Saved entries:
┏━━

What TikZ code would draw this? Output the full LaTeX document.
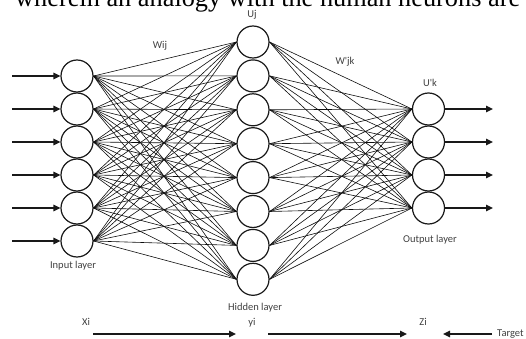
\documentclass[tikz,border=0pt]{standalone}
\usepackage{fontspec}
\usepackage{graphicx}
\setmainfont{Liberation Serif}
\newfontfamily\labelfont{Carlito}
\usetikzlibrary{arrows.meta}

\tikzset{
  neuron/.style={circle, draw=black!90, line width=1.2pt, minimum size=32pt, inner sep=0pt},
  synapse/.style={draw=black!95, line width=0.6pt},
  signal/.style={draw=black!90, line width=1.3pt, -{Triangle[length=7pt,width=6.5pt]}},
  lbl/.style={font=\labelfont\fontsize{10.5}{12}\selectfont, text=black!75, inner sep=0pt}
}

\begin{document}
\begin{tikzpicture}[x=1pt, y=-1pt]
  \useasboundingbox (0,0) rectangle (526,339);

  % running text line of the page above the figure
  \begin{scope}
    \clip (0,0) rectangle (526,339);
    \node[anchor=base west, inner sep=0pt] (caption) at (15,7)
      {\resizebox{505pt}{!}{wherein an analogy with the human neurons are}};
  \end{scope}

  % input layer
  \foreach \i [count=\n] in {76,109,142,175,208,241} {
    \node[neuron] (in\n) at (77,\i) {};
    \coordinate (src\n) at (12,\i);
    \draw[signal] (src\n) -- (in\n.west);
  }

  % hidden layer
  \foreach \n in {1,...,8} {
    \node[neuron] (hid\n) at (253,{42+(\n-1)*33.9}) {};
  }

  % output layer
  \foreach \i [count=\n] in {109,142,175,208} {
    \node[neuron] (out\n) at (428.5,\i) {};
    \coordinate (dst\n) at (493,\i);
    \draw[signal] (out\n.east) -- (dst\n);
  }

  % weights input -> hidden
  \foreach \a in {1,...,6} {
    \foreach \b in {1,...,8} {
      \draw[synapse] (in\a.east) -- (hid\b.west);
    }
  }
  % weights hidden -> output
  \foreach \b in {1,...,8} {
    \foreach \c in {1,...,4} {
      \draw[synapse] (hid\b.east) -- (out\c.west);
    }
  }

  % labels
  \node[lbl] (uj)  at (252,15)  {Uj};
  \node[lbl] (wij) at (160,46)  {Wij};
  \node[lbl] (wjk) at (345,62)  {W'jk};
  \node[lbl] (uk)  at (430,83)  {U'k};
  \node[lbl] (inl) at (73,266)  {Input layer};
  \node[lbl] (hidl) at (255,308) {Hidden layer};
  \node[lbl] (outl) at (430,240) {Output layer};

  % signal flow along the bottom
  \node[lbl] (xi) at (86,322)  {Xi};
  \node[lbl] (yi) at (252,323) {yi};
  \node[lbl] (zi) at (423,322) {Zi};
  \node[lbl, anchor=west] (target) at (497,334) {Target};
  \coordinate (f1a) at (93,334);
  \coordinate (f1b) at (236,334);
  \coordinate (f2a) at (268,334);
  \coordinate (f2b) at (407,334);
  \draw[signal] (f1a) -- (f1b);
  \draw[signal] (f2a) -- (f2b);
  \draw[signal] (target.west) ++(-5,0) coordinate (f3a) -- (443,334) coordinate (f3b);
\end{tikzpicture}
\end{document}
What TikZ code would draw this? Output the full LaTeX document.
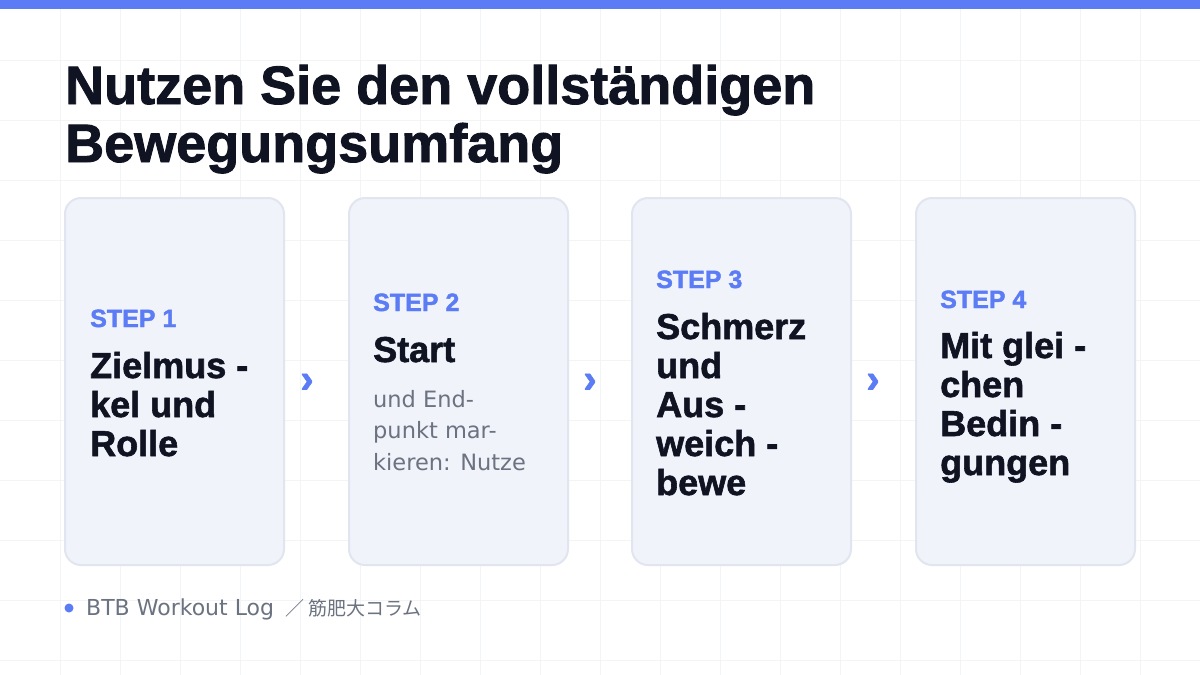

┗━━

▶ [Given request]
Write the records out once more, exactly as they appear, with no pictures.

▶ [Result for this exercise]
What TikZ code would draw this? Output the full LaTeX document.
\documentclass[tikz,border=0pt]{standalone}
\usepackage{fontspec}
\usepackage{graphicx}
\setmainfont{Liberation Serif}
\newfontfamily\labelfont{Carlito}
\usetikzlibrary{arrows.meta}

\tikzset{
  neuron/.style={circle, draw=black!90, line width=1.2pt, minimum size=32pt, inner sep=0pt},
  synapse/.style={draw=black!95, line width=0.6pt},
  signal/.style={draw=black!90, line width=1.3pt, -{Triangle[length=7pt,width=6.5pt]}},
  lbl/.style={font=\labelfont\fontsize{10.5}{12}\selectfont, text=black!75, inner sep=0pt}
}

\begin{document}
\begin{tikzpicture}[x=1pt, y=-1pt]
  \useasboundingbox (0,0) rectangle (526,339);

  % running text line of the page above the figure
  \begin{scope}
    \clip (0,0) rectangle (526,339);
    \node[anchor=base west, inner sep=0pt] (caption) at (15,7)
      {\resizebox{505pt}{!}{wherein an analogy with the human neurons are}};
  \end{scope}

  % input layer
  \foreach \i [count=\n] in {76,109,142,175,208,241} {
    \node[neuron] (in\n) at (77,\i) {};
    \coordinate (src\n) at (12,\i);
    \draw[signal] (src\n) -- (in\n.west);
  }

  % hidden layer
  \foreach \n in {1,...,8} {
    \node[neuron] (hid\n) at (253,{42+(\n-1)*33.9}) {};
  }

  % output layer
  \foreach \i [count=\n] in {109,142,175,208} {
    \node[neuron] (out\n) at (428.5,\i) {};
    \coordinate (dst\n) at (493,\i);
    \draw[signal] (out\n.east) -- (dst\n);
  }

  % weights input -> hidden
  \foreach \a in {1,...,6} {
    \foreach \b in {1,...,8} {
      \draw[synapse] (in\a.east) -- (hid\b.west);
    }
  }
  % weights hidden -> output
  \foreach \b in {1,...,8} {
    \foreach \c in {1,...,4} {
      \draw[synapse] (hid\b.east) -- (out\c.west);
    }
  }

  % labels
  \node[lbl] (uj)  at (252,15)  {Uj};
  \node[lbl] (wij) at (160,46)  {Wij};
  \node[lbl] (wjk) at (345,62)  {W'jk};
  \node[lbl] (uk)  at (430,83)  {U'k};
  \node[lbl] (inl) at (73,266)  {Input layer};
  \node[lbl] (hidl) at (255,308) {Hidden layer};
  \node[lbl] (outl) at (430,240) {Output layer};

  % signal flow along the bottom
  \node[lbl] (xi) at (86,322)  {Xi};
  \node[lbl] (yi) at (252,323) {yi};
  \node[lbl] (zi) at (423,322) {Zi};
  \node[lbl, anchor=west] (target) at (497,334) {Target};
  \coordinate (f1a) at (93,334);
  \coordinate (f1b) at (236,334);
  \coordinate (f2a) at (268,334);
  \coordinate (f2b) at (407,334);
  \draw[signal] (f1a) -- (f1b);
  \draw[signal] (f2a) -- (f2b);
  \draw[signal] (target.west) ++(-5,0) coordinate (f3a) -- (443,334) coordinate (f3b);
\end{tikzpicture}
\end{document}
What TikZ code would draw this? Output the full LaTeX document.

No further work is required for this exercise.